Without the pictures, print each of the records below exactly as it appears.
- - -
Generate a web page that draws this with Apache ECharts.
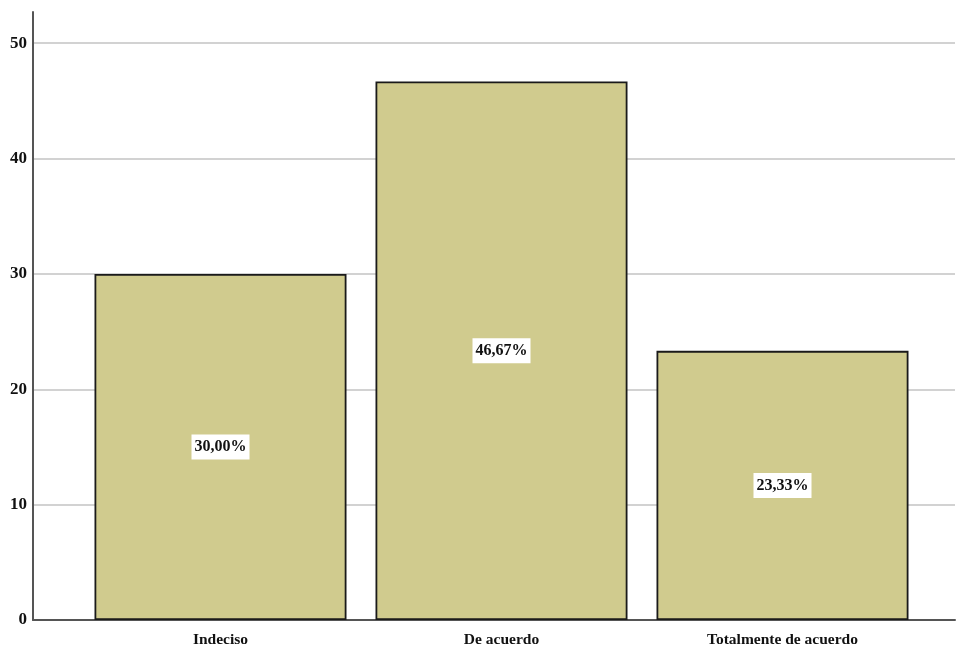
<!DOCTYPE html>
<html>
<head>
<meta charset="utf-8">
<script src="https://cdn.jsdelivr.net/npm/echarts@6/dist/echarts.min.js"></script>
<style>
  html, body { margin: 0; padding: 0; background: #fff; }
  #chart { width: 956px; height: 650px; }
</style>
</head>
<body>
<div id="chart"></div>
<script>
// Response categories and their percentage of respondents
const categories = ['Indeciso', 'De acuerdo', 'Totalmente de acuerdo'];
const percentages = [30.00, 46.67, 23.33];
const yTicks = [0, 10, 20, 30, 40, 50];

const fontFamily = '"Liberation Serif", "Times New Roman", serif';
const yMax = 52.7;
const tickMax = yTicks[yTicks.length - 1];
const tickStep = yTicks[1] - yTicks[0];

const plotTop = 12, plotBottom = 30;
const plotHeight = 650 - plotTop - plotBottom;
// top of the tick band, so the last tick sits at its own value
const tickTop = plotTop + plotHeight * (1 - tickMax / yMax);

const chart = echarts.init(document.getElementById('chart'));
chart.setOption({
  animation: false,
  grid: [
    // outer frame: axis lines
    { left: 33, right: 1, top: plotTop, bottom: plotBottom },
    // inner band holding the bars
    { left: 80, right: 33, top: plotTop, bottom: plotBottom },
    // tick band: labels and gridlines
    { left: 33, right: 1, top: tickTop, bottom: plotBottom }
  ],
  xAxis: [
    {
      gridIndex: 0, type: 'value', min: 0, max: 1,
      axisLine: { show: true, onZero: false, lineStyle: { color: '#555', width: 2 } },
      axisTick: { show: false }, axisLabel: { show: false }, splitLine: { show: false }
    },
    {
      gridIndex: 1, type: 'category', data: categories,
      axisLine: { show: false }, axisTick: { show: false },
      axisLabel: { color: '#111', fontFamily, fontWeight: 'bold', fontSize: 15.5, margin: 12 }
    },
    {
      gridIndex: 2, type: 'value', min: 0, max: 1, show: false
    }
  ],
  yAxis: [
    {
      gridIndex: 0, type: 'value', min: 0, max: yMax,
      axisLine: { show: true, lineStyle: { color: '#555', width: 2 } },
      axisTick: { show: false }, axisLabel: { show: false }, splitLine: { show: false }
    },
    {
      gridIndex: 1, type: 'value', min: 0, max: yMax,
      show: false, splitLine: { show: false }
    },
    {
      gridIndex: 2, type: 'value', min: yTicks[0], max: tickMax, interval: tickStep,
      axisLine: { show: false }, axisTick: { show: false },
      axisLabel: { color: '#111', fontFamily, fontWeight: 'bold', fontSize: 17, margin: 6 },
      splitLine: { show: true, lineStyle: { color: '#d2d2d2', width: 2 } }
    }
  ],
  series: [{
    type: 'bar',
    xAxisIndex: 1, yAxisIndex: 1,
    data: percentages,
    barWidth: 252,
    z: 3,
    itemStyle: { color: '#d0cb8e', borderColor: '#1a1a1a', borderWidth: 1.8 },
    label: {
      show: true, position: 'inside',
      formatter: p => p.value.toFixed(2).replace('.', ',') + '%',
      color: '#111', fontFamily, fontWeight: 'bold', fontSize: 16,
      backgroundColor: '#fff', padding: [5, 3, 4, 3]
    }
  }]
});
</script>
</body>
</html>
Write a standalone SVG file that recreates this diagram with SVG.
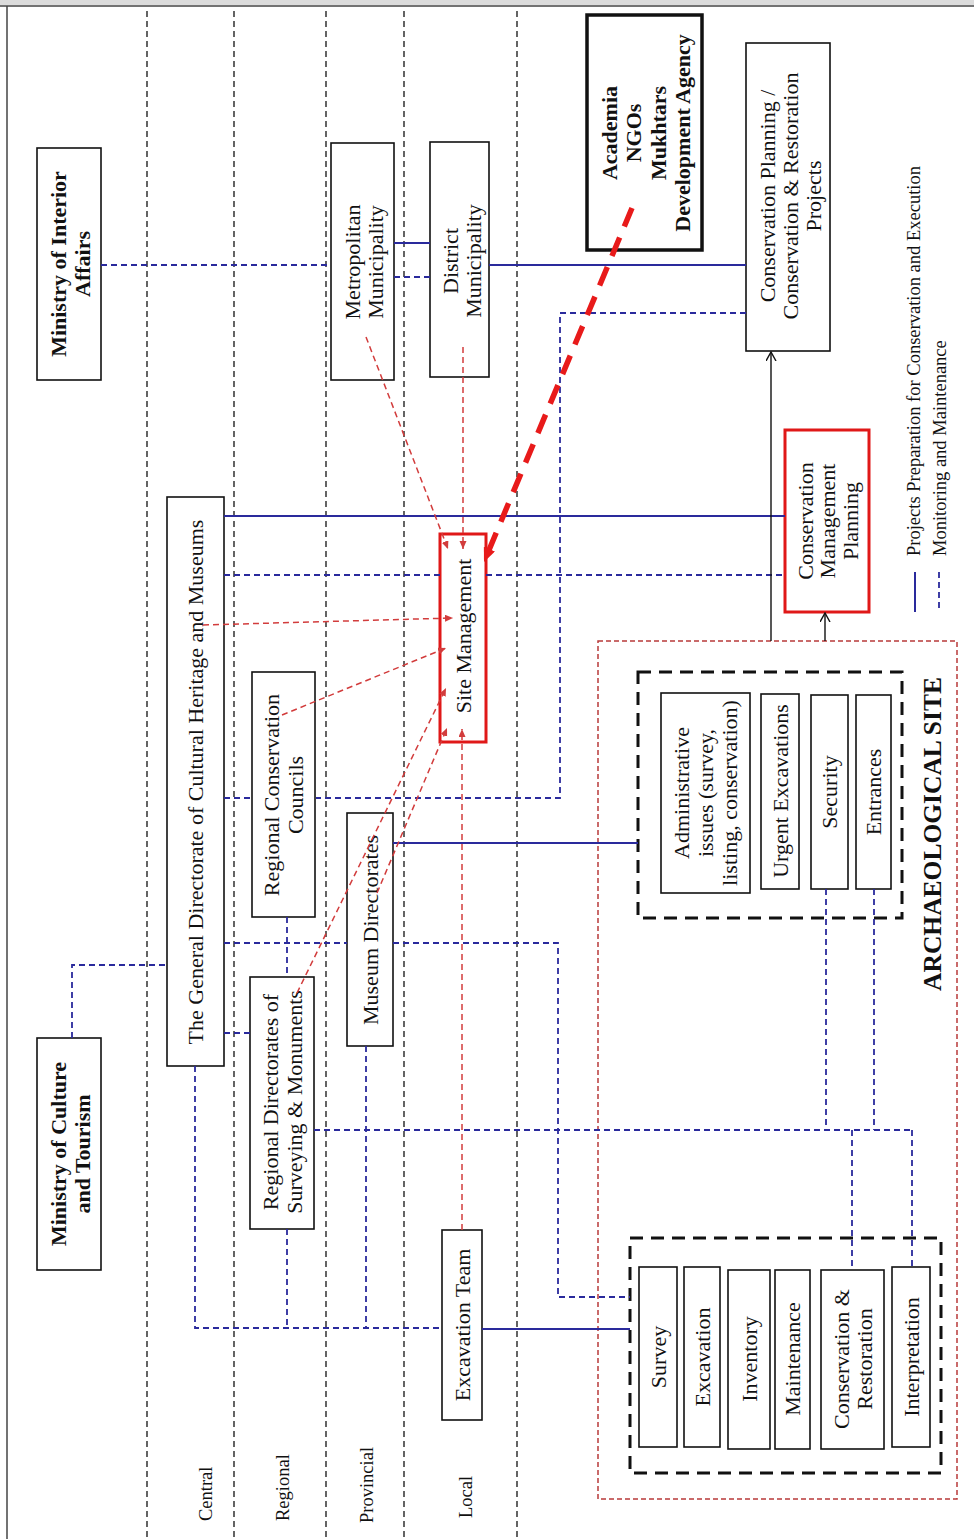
- - -
-- TASK OUTPUT --
Generate a web page that draws this with Apache ECharts.
<!DOCTYPE html>
<html>
<head>
<meta charset="utf-8">
<script src="https://cdn.jsdelivr.net/npm/echarts@6/dist/echarts.min.js"></script>
<style>
  html, body { margin: 0; padding: 0; background: #fff; }
  #chart { width: 956px; height: 650px; }
</style>
</head>
<body>
<div id="chart"></div>
<script>
// Response categories and their percentage of respondents
const categories = ['Indeciso', 'De acuerdo', 'Totalmente de acuerdo'];
const percentages = [30.00, 46.67, 23.33];
const yTicks = [0, 10, 20, 30, 40, 50];

const fontFamily = '"Liberation Serif", "Times New Roman", serif';
const yMax = 52.7;
const tickMax = yTicks[yTicks.length - 1];
const tickStep = yTicks[1] - yTicks[0];

const plotTop = 12, plotBottom = 30;
const plotHeight = 650 - plotTop - plotBottom;
// top of the tick band, so the last tick sits at its own value
const tickTop = plotTop + plotHeight * (1 - tickMax / yMax);

const chart = echarts.init(document.getElementById('chart'));
chart.setOption({
  animation: false,
  grid: [
    // outer frame: axis lines
    { left: 33, right: 1, top: plotTop, bottom: plotBottom },
    // inner band holding the bars
    { left: 80, right: 33, top: plotTop, bottom: plotBottom },
    // tick band: labels and gridlines
    { left: 33, right: 1, top: tickTop, bottom: plotBottom }
  ],
  xAxis: [
    {
      gridIndex: 0, type: 'value', min: 0, max: 1,
      axisLine: { show: true, onZero: false, lineStyle: { color: '#555', width: 2 } },
      axisTick: { show: false }, axisLabel: { show: false }, splitLine: { show: false }
    },
    {
      gridIndex: 1, type: 'category', data: categories,
      axisLine: { show: false }, axisTick: { show: false },
      axisLabel: { color: '#111', fontFamily, fontWeight: 'bold', fontSize: 15.5, margin: 12 }
    },
    {
      gridIndex: 2, type: 'value', min: 0, max: 1, show: false
    }
  ],
  yAxis: [
    {
      gridIndex: 0, type: 'value', min: 0, max: yMax,
      axisLine: { show: true, lineStyle: { color: '#555', width: 2 } },
      axisTick: { show: false }, axisLabel: { show: false }, splitLine: { show: false }
    },
    {
      gridIndex: 1, type: 'value', min: 0, max: yMax,
      show: false, splitLine: { show: false }
    },
    {
      gridIndex: 2, type: 'value', min: yTicks[0], max: tickMax, interval: tickStep,
      axisLine: { show: false }, axisTick: { show: false },
      axisLabel: { color: '#111', fontFamily, fontWeight: 'bold', fontSize: 17, margin: 6 },
      splitLine: { show: true, lineStyle: { color: '#d2d2d2', width: 2 } }
    }
  ],
  series: [{
    type: 'bar',
    xAxisIndex: 1, yAxisIndex: 1,
    data: percentages,
    barWidth: 252,
    z: 3,
    itemStyle: { color: '#d0cb8e', borderColor: '#1a1a1a', borderWidth: 1.8 },
    label: {
      show: true, position: 'inside',
      formatter: p => p.value.toFixed(2).replace('.', ',') + '%',
      color: '#111', fontFamily, fontWeight: 'bold', fontSize: 16,
      backgroundColor: '#fff', padding: [5, 3, 4, 3]
    }
  }]
});
</script>
</body>
</html>
Write a standalone SVG file that recreates this diagram with SVG.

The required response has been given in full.